In the discovery and interview process, it was determined that Ivey and Sun were utilizing “edge sorting,” or a method of identifying cards because they were miscut at the factory (well explained by my colleague and friend Dan Katz here). In Ivey’s opinion, the usage of such a technique was an “advantage” play, or a shifting of the odds from the casino’s favor to his (much like card counting in blackjack, another legal move that is frowned upon by the casinos). The Borgata countered that Ivey and Sun deceived the casino and its personnel and that, in fact, the usage of edge sorting was illegal.
Judge Hillman saw merit in each side’s arguments and adjudicated them accordingly. As to the Borgata’s contention that Ivey and Sun used an illegal means to win, Hillman said no. “To meet the elements of fraud, the Borgata must show that Ivey and Sun made a material misrepresentation and that the Borgata relied upon that misrepresentation to its detriment,” Hillman wrote. In his opinion the Borgata, through granting the requests that Ivey asked for, “trusted Ivey” and tried to “profit at (his) expense (as Ivey was trying to do against the casino).”

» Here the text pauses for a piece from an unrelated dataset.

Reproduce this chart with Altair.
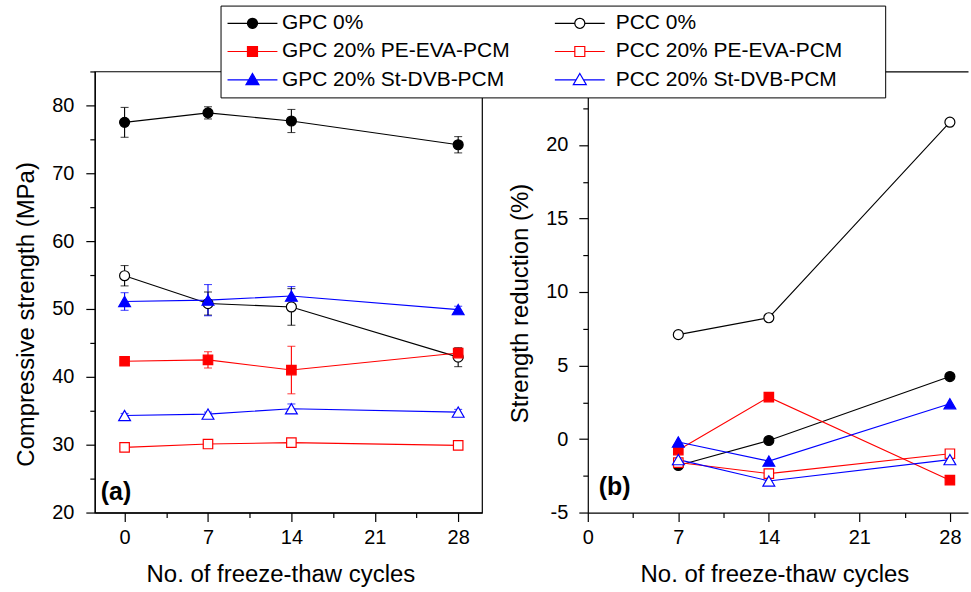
import math
import altair as alt
import pandas as pd

FONT = "Liberation Sans"

# ---------------- data ----------------
series = ["GPC 0%", "PCC 0%", "GPC 20% PE-EVA-PCM", "PCC 20% PE-EVA-PCM",
          "GPC 20% St-DVB-PCM", "PCC 20% St-DVB-PCM"]
series_color = ["#000000", "#000000", "#ff0000", "#ff0000", "#0000ff", "#0000ff"]
series_shape = ["circle", "circle", "square", "square", "triangle-up", "triangle-up"]
series_open = [False, True, False, True, False, True]
series_size = [100, 100, 90, 90, 140, 140]
# legend order: first column GPC, second column PCC
legend_order = [0, 2, 4, 1, 3, 5]

# (a) compressive strength (MPa)
cycles_a = [0, 7, 14, 28]
gpc0_a = [77.5, 78.9, 77.7, 74.2]
gpc0_err = [2.2, 0.9, 1.7, 1.2]
pcc0_a = [54.9, 50.8, 50.3, 42.9]
pcc0_err = [1.5, 1.7, 2.7, 1.4]
gpc_pe_a = [42.3, 42.5, 41.0, 43.5]
gpc_pe_err = [0.4, 1.2, 3.5, 0.7]
pcc_pe_a = [29.6, 30.1, 30.3, 29.9]
pcc_pe_err = [0.4, 0.4, 0.5, 0.4]
gpc_st_a = [51.1, 51.3, 51.9, 49.9]
gpc_st_err = [1.3, 2.3, 1.4, 0.5]
pcc_st_a = [34.3, 34.5, 35.3, 34.8]
pcc_st_err = [0.3, 0.3, 0.7, 0.4]

# (b) strength reduction (%)
cycles_b = [7, 14, 28]
gpc0_b = [-1.8, -0.1, 4.25]
pcc0_b = [7.1, 8.25, 21.55]
gpc_pe_b = [-0.75, 2.85, -2.8]
pcc_pe_b = [-1.6, -2.35, -1.0]
gpc_st_b = [-0.2, -1.5, 2.4]
pcc_st_b = [-1.4, -2.85, -1.4]

x_major_ticks = [0, 7, 14, 21, 28]
x_minor_ticks = [3.5, 10.5, 17.5, 24.5]
ya_major = [20, 30, 40, 50, 60, 70, 80]
ya_minor = [25, 35, 45, 55, 65, 75, 85]
yb_major = [-5, 0, 5, 10, 15, 20, 25]
yb_minor = [-2.5, 2.5, 7.5, 12.5, 17.5, 22.5]

vals_a = [gpc0_a, pcc0_a, gpc_pe_a, pcc_pe_a, gpc_st_a, pcc_st_a]
errs_a = [gpc0_err, pcc0_err, gpc_pe_err, pcc_pe_err, gpc_st_err, pcc_st_err]
vals_b = [gpc0_b, pcc0_b, gpc_pe_b, pcc_pe_b, gpc_st_b, pcc_st_b]


def rows(cycles, vals, errs=None):
    out = []
    for i, s in enumerate(series):
        for j, c in enumerate(cycles):
            r = {
                "series": s, "cycle": c, "value": vals[i][j],
                "col": series_color[i],
                "fillc": "#ffffff" if series_open[i] else series_color[i],
                "shape": series_shape[i], "size": series_size[i],
            }
            if errs is not None:
                r["lo"] = vals[i][j] - errs[i][j]
                r["hi"] = vals[i][j] + errs[i][j]
            out.append(r)
    return pd.DataFrame(out)


df_a = rows(cycles_a, vals_a, errs_a)
df_b = rows(cycles_b, vals_b)
caps = []
for _, r in df_a.iterrows():
    caps.append({"cycle": r["cycle"], "v": r["lo"], "col": r["col"]})
    caps.append({"cycle": r["cycle"], "v": r["hi"], "col": r["col"]})
df_caps = pd.DataFrame(caps)


# ---------------- legend (line + marker glyphs as custom symbol paths) ----------------
def glyph(kind, dx=0.0):
    f = lambda v: "%.3f" % (v + dx)
    if kind == "circle":
        p = "M%s,0H%sM%s,0H%s" % (f(-5), f(-1), f(1), f(5))
        p += "M%s,0" % f(1) + "".join(
            "L%s,%.3f" % (f(math.cos(2 * math.pi * k / 24)), math.sin(2 * math.pi * k / 24))
            for k in range(1, 24)) + "Z"
    elif kind == "square":
        p = "M%s,0H%sM%s,0H%sM%s,-1H%sV1H%sZ" % (f(-5), f(-1), f(1), f(5), f(-1), f(1), f(-1))
    else:
        p = "M%s,0H%sM%s,0H%sM%s,-1.3L%s,0.95L%s,0.95Z" % (
            f(-5), f(-0.75), f(0.75), f(5), f(0), f(1.3), f(-1.3))
    return p


leg_domain = [series[i] for i in legend_order]
leg_paths = [glyph(series_shape[i], -1.3) if series_open[i] else glyph(series_shape[i])
             for i in legend_order]
leg_fills = ["#ffffff" if series_open[i] else series_color[i] for i in legend_order]
leg_strokes = [series_color[i] for i in legend_order]

legend = alt.Legend(
    title=None, orient="none", legendX=126, legendY=-66, columns=2, direction="vertical",
    labelFont=FONT, labelFontSize=21, labelColor="black", labelLimit=700, labelOffset=19,
    symbolSize=100, symbolOffset=14.5, symbolStrokeWidth=1.2, symbolOpacity=1,
    rowPadding=6.5, columnPadding=42.5, padding=7,
    strokeColor="black", fillColor="white", cornerRadius=0,
    labelExpr="indexof(datum.label, 'PCC') === 0 ? datum.label + '\u2003\u2002\u2009\u200b' : datum.label",
)


def panel(df, xdom, width, ydom, ymaj, ymin, ytitle, ytitle_y, ylabpad, label, lx, ly,
          titlex, with_err, framed, with_legend):
    xs = alt.Scale(domain=xdom, nice=False, zero=False)
    ys = alt.Scale(domain=ydom, nice=False, zero=False)
    x_major = alt.X("cycle:Q", scale=xs, axis=alt.Axis(
        values=x_major_ticks, orient="bottom", title="No. of freeze-thaw cycles",
        tickSize=9, labelPadding=6, titlePadding=15, labelFlush=False, titleX=titlex))
    x_minor = alt.X("cycle:Q", scale=xs, axis=alt.Axis(
        values=x_minor_ticks, orient="bottom", tickSize=5, labels=False, domain=False,
        title=None))
    y_major = alt.Y("value:Q", scale=ys, axis=alt.Axis(
        values=ymaj, orient="left", title=ytitle, tickSize=9, labelPadding=ylabpad,
        titlePadding=13, titleY=ytitle_y, labelFlush=False, labelExpr="'' + datum.value"))
    y_minor = alt.Y("value:Q", scale=ys, axis=alt.Axis(
        values=ymin, orient="left", tickSize=5, labels=False, domain=False, title=None))

    base = alt.Chart(df)
    lines = base.mark_line(strokeWidth=1.1).encode(
        x=x_major, y=y_major, detail="series:N",
        stroke=alt.Stroke("col:N", scale=None))
    layers = [lines]
    if with_err:
        rules = base.mark_rule(strokeWidth=1.1).encode(
            x=alt.X("cycle:Q", scale=xs, axis=None),
            y=alt.Y("lo:Q", scale=ys, axis=None), y2="hi:Q",
            stroke=alt.Stroke("col:N", scale=None))
        capm = alt.Chart(df_caps).mark_tick(orient="horizontal", size=8, thickness=1.1).encode(
            x=alt.X("cycle:Q", scale=xs, axis=None),
            y=alt.Y("v:Q", scale=ys, axis=None),
            fill=alt.Fill("col:N", scale=None))
        layers += [rules, capm]
    pts = base.mark_point(filled=True, strokeWidth=1.2, opacity=1).encode(
        x=x_minor, y=y_minor,
        shape=alt.Shape("shape:N", scale=None),
        fill=alt.Fill("fillc:N", scale=None),
        stroke=alt.Stroke("col:N", scale=None),
        size=alt.Size("size:Q", scale=None))
    layers.append(pts)
    if not framed:
        top = base.mark_point(opacity=0).encode(
            x=alt.X("cycle:Q", scale=xs, axis=alt.Axis(
                orient="top", ticks=False, labels=False, domain=True, title=None)),
            y=alt.Y("value:Q", scale=ys, axis=None))
        layers.append(top)
    if with_legend:
        leg = base.transform_filter("false").mark_point(
            filled=True, strokeWidth=1.2, opacity=1).encode(
            shape=alt.Shape("series:N", scale=alt.Scale(domain=leg_domain, range=leg_paths),
                            legend=legend),
            fill=alt.Fill("series:N", scale=alt.Scale(domain=leg_domain, range=leg_fills),
                          legend=legend),
            stroke=alt.Stroke("series:N", scale=alt.Scale(domain=leg_domain, range=leg_strokes),
                              legend=legend))
        layers.append(leg)
    txt = alt.Chart(pd.DataFrame({"t": [label]})).mark_text(
        font=FONT, fontSize=25, fontWeight="bold", align="left", baseline="alphabetic",
        color="black").encode(text="t:N", x=alt.value(lx), y=alt.value(ly))
    layers.append(txt)
    view = alt.ViewBackground(stroke="black", strokeWidth=1.2) if framed else \
        alt.ViewBackground(stroke="transparent")
    return alt.layer(*layers).resolve_axis(x="independent", y="independent").properties(
        width=width, height=442, view=view)


left = panel(df_a, [-2.5, 30], 388, [20, 85], ya_major, ya_minor,
             "Compressive strength (MPa)", 243, 12, "(a)", 6, 429, 186, True, True, True)
right = panel(df_b, [0, 29.4], 381, [-5, 25], yb_major, yb_minor,
              "Strength reduction (%)", 232, 11, "(b)", 11, 424, 187, False, False, False)

chart = alt.hconcat(left, right, spacing=25).properties(
    padding={"left": 14, "top": 4, "right": 2, "bottom": 0},
    background="white",
).configure_axis(
    labelFont=FONT, titleFont=FONT, labelFontSize=20, titleFontSize=24,
    titleFontWeight="normal", labelColor="black", titleColor="black",
    domainColor="black", tickColor="black", domainWidth=1.2, tickWidth=1.2, grid=False,
)

chart.save("out.html", embed_options={"renderer": "svg", "actions": False})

Ivey didn’t escape Judge Hillman’s gaze, however. Hillman determined that the usage of the “edge sorting” technique employed by Ivey and Sun – and the turning of the cards by the dealer so that they could be identified – “led the cards to be ‘marked’ even though neither player ever touched the cards themselves.” Hillman wrote. In stating that Ivey and Sun’s contentions that they weren’t “marking” the cards per se, Hillman determined that Ivey and Sun’s idea of a “marked” card “is too narrow. By using cards they caused to be maneuvered in order to identify their value only to them, Ivey and Sun adjusted the odds of baccarat in their favor. This is in complete contravention of the fundamental purpose of legalized gambling as set forth by the (New Jersey) CCA (Casino Control Act).”

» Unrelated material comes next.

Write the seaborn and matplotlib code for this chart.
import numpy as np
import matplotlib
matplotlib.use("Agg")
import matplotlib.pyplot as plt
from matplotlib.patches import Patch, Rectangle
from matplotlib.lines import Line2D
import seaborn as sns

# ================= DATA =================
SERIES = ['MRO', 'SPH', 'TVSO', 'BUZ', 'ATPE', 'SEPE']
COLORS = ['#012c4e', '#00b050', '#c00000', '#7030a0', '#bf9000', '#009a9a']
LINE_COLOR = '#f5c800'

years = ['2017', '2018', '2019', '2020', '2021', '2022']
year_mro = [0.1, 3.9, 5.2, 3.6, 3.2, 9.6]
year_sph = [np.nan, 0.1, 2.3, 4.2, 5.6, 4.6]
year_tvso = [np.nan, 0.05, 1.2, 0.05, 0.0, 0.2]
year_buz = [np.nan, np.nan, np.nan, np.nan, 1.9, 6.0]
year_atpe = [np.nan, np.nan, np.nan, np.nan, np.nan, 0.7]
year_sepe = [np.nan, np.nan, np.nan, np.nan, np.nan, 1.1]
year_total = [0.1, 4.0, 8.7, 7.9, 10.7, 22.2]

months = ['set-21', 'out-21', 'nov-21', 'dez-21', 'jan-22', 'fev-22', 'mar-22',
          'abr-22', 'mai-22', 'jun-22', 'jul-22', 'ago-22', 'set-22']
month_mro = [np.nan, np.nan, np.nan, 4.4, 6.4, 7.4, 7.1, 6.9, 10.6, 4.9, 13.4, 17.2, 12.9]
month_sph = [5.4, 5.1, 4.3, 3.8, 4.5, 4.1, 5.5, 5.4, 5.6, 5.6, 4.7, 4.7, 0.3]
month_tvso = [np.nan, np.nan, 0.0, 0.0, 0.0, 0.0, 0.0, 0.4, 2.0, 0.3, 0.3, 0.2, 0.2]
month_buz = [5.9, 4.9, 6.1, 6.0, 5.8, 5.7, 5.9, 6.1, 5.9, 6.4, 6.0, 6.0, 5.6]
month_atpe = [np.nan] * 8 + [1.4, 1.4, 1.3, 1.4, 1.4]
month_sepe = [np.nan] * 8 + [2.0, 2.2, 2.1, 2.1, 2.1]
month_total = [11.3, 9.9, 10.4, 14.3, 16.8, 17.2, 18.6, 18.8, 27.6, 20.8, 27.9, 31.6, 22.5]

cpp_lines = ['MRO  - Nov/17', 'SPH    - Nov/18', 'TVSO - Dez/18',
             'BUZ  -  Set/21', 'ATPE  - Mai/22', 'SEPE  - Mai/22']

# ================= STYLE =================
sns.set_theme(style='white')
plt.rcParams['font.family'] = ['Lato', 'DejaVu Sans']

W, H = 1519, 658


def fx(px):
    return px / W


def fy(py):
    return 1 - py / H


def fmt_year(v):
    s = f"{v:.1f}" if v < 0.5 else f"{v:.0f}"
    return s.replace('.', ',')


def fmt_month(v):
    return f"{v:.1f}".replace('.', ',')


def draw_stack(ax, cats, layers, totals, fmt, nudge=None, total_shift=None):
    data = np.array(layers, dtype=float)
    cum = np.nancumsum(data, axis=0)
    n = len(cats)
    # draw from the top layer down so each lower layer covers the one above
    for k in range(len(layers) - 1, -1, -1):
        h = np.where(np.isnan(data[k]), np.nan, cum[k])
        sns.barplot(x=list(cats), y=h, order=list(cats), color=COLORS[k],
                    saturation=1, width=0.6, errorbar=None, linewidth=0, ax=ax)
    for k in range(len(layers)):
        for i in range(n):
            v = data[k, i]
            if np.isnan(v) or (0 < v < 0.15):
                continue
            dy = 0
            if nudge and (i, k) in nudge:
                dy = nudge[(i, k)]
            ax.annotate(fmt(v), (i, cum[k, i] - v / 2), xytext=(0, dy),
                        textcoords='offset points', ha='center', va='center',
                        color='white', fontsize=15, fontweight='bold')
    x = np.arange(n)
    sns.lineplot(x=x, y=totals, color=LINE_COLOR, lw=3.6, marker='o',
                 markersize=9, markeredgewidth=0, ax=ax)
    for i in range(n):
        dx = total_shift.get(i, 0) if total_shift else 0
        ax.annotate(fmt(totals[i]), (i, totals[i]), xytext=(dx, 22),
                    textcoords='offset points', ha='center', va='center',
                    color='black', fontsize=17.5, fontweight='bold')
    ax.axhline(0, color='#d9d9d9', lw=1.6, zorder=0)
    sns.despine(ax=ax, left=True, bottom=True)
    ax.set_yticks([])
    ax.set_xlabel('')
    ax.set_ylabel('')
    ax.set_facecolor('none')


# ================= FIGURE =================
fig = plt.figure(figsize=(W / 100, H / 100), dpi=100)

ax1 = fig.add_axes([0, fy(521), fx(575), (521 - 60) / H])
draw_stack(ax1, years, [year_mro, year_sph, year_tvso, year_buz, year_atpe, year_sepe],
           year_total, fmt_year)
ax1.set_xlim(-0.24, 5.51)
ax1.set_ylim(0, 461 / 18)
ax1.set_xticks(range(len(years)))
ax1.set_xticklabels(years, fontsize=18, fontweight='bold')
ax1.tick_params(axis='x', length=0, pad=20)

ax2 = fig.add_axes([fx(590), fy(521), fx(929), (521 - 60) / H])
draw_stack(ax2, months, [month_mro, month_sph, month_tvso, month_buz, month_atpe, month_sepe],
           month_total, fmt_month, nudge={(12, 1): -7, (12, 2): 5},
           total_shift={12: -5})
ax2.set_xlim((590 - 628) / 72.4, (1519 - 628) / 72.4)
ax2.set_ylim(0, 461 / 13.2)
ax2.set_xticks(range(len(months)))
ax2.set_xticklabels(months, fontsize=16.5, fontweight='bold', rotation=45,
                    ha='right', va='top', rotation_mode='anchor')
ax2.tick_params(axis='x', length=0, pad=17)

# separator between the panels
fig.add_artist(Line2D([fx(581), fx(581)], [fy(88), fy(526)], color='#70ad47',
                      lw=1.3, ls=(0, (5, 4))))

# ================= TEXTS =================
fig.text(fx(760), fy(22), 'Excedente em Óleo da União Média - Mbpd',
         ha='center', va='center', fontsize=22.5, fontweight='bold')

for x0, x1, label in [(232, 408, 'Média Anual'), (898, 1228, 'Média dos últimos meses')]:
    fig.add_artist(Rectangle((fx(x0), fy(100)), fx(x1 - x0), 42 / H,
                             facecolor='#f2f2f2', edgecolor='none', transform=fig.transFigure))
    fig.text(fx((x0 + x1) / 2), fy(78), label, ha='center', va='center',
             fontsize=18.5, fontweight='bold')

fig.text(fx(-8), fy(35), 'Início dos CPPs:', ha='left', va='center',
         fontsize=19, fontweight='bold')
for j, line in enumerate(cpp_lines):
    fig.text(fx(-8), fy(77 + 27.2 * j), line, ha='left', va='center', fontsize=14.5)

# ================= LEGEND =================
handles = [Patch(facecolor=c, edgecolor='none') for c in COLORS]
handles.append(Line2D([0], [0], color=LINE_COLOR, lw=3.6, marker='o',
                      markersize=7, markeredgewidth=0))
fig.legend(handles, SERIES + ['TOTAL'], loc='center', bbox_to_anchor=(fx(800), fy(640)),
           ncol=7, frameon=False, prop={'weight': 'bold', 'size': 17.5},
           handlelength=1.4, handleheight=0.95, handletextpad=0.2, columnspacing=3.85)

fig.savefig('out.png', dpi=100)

On the Ivey case, Hillman sided with all the claims presented except for breach of contract and, as to the Borgata countersuit, found in favor of the breach of contract claim but tossed all other actions. Hillman also set a firm, 20-day window that the Borgata will submit briefs requesting damages from Ivey and Sun’s breach of contract and, 20 days after that, Ivey and Sun will respond to that submission.
The split decision is perhaps a way for Hillman to force the two parties back to the negotiating table to hammer out a settlement in the case. As it sits now, it is possible that there will be a resolution of all the actions regarding the 2012 Ivey/Borgata case by the end of this year.